Hmm, repaint LaPorte to my freelance colors?

Hmm … HLW La Porte - do I wanna strip and repaint to one of my freelance HO RR’s colors?
Wheels are Tamiya’s acrylic color named Park Green; though HO is painted with bottle acrylic, it is available in spray and I could get some after payday. And their spray primer works on metal, meaning the brass domes.
Dome decorations are paper wrappers, they can be soaked loose.
Would probably use rattlecans for maroon and blue.
Think I’d leave the HLW factory boiler finish.
Would have to figure out how to do the required gold lining. (which the HO has been waiting a decade plus for me to do)
Cab would work fine as is.
Question is, what rattle can paint would stick to La Porte’s unpainted frame molding.

–> Okay, I’m now committed to doing something, the dome wrappers are off and the red stripes on water tank are off. Wonder if I’ll finish this before turn of the 22nd century.

HLW La Porte and freelance HO 4-4-0

I find that if I scrub plastic with a cleanser and old toothbrush, rinse it and let it dry well. Then I can spray paint the plastic with a good automotive primer.

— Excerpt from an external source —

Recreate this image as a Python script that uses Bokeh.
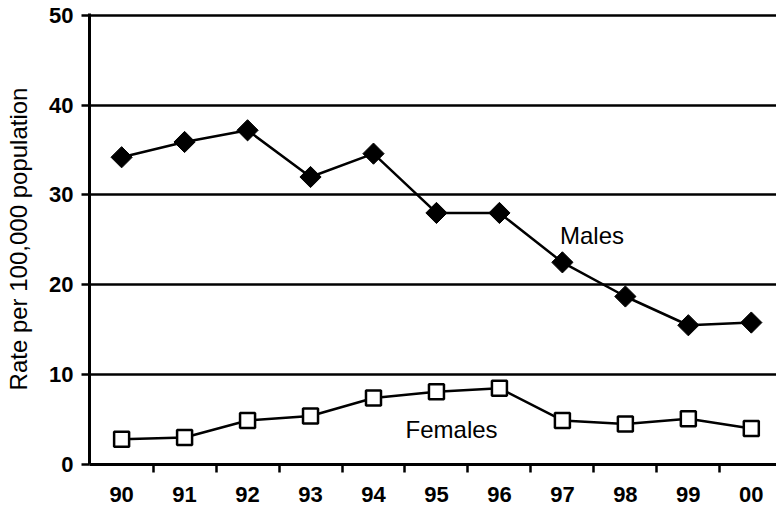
from bokeh.plotting import figure
from bokeh.models import Range1d, FixedTicker, Label, ColumnDataSource
from bokeh.embed import file_html
from bokeh.resources import INLINE
import math

# ---- data ----
years = ["90", "91", "92", "93", "94", "95", "96", "97", "98", "99", "00"]
males = [34.2, 35.9, 37.2, 32.0, 34.6, 28.0, 28.0, 22.5, 18.7, 15.5, 15.8]
females = [2.8, 3.0, 4.9, 5.4, 7.4, 8.1, 8.5, 4.9, 4.5, 5.1, 4.0]
y_ticks = [0, 10, 20, 30, 40, 50]

idx = list(range(len(years)))
src = ColumnDataSource(dict(x=idx, males=males, females=females, year=years))

FONT = "Liberation Sans"

p = figure(width=776, height=514, output_backend="svg", toolbar_location=None,
           x_range=Range1d(-0.51, 10.4), y_range=Range1d(0, 50.2),
           min_border_left=89, min_border_right=0, min_border_top=13,
           min_border_bottom=50)
p.outline_line_color = None
p.background_fill_color = "white"
p.border_fill_color = "white"

# grid
p.xgrid.grid_line_color = None
p.ygrid.ticker = FixedTicker(ticks=y_ticks)
p.ygrid.grid_line_color = "black"
p.ygrid.grid_line_width = 2.5

# y axis
ya = p.yaxis[0]
ya.ticker = FixedTicker(ticks=y_ticks)
ya.axis_line_width = 3
ya.axis_line_color = "black"
ya.major_tick_line_width = 2.5
ya.major_tick_out = 8
ya.major_tick_in = 0
ya.minor_tick_line_color = None
ya.major_label_standoff = 8
ya.major_label_text_font = FONT
ya.major_label_text_font_size = "22px"
ya.major_label_text_font_style = "bold"
ya.major_label_text_color = "black"
ya.axis_label = "Rate per 100,000 population"
ya.axis_label_text_font = FONT
ya.axis_label_text_font_size = "24px"
ya.axis_label_text_font_style = "normal"
ya.axis_label_text_color = "black"
ya.axis_label_standoff = 14

# x axis: labels at centres, ticks between categories
xa = p.xaxis[0]
xa.ticker = FixedTicker(ticks=idx, minor_ticks=[i + 0.5 for i in idx[:-1]])
xa.major_label_overrides = {i: years[i] for i in idx}
xa.axis_line_width = 3
xa.axis_line_color = "black"
xa.major_tick_line_color = None
xa.major_tick_out = 8
xa.minor_tick_line_color = "black"
xa.minor_tick_line_width = 2.5
xa.minor_tick_out = 8
xa.minor_tick_in = 0
xa.major_label_standoff = 14
xa.major_label_text_font = FONT
xa.major_label_text_font_size = "22px"
xa.major_label_text_font_style = "bold"
xa.major_label_text_color = "black"

# series
p.line("x", "males", source=src, line_color="black", line_width=2.5)
p.scatter("x", "males", source=src, marker="square", size=15, angle=math.pi / 4,
          fill_color="black", line_color="black", line_width=1)
p.line("x", "females", source=src, line_color="black", line_width=2.5)
p.scatter("x", "females", source=src, marker="square", size=15,
          fill_color="white", line_color="black", line_width=2.5)

# series labels
p.add_layout(Label(x=7.47, y=25.5, text="Males", text_font=FONT,
                   text_font_size="24px", text_color="black",
                   text_align="center", text_baseline="middle"))
p.add_layout(Label(x=5.24, y=3.9, text="Females", text_font=FONT,
                   text_font_size="24px", text_color="black",
                   text_align="center", text_baseline="middle"))

open("out.html", "w").write(file_html(p, INLINE))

I have done many models that way over the years. I use light gray primer if the top coat is going to be a light colour, red or brown primers for a red finish colour. For dark colours it really doesn’t seam to matter if I use a light or dark gray primer, although the dark gray is recommended for dark colours.

Ah, that works, Duplicolor grey gets used on the model rockets. Don’t think I have any red oxide color auto primer.

I’ve never had issue with Krylon sticking to unpainted plastic, even the “slippery” plastic used by LGB on their trucks and the like.

Later,

K

Okay. Come to think of it, have used some of the their “Fusion” paint for plastics on something in past.

Got sand dome stripped and drilled for sand pipes - my method is admittedly crude, but it got me there.

And, yes , drilling by hand with pin vise went through the brass. That is, however, something I’m not going to do every day, have health troubles, and now my hands really hurt.
Over the spring months I gradually carried most all my hobby tools and supplies down to our little burg’s itty bitty model train club - my back says that there will be no constantly hauling stuff back and forth, now that it is there, it stays for a while. Oh well, is only 2 miles from home.

HLW Laporte - drilling dome

Hmm, have seen this Forney, and in a book a Peoria & Pekin Union Forney with elbow pipe water hatches on tank.
Might just have to do some scratchbuilding
Go down page to “Illinois Central Teakettle 201, an Unusual 2-4-4”
http://www.breitlinks.com/Paul_Breitsprecher/vintage_steam.htm

Adding the sand pipes really spiffs it up, a bit out of proportion to how little work is involved. And the pipes really are pipes, used 3/32 - correction, 3/64 - brass tubing since it is easier to bend than solid rod.

HLW Laporte with sand pipes

Sand pipe detail
HLW Laporte sand pipe detail

And while I was at it, the long dormant PRR Hartland 4-4-0 project got some love. Totally not prototypical paint job; yes, and …? (http://largescalecentral.com/externals/tinymce/plugins/emoticons/img/smiley-laughing.gif)

The more or less 1/24 scale Hartland 4-4-0 now has 1/20 scale Bachmann stack and bell.

HLW PRR 4-4-0 repaint and detail

Trying something on the headlight. Warm white LED from a string of Christmas lights. Oriented vertically to simulate, sort of, the oil lamp used in the big box headlights.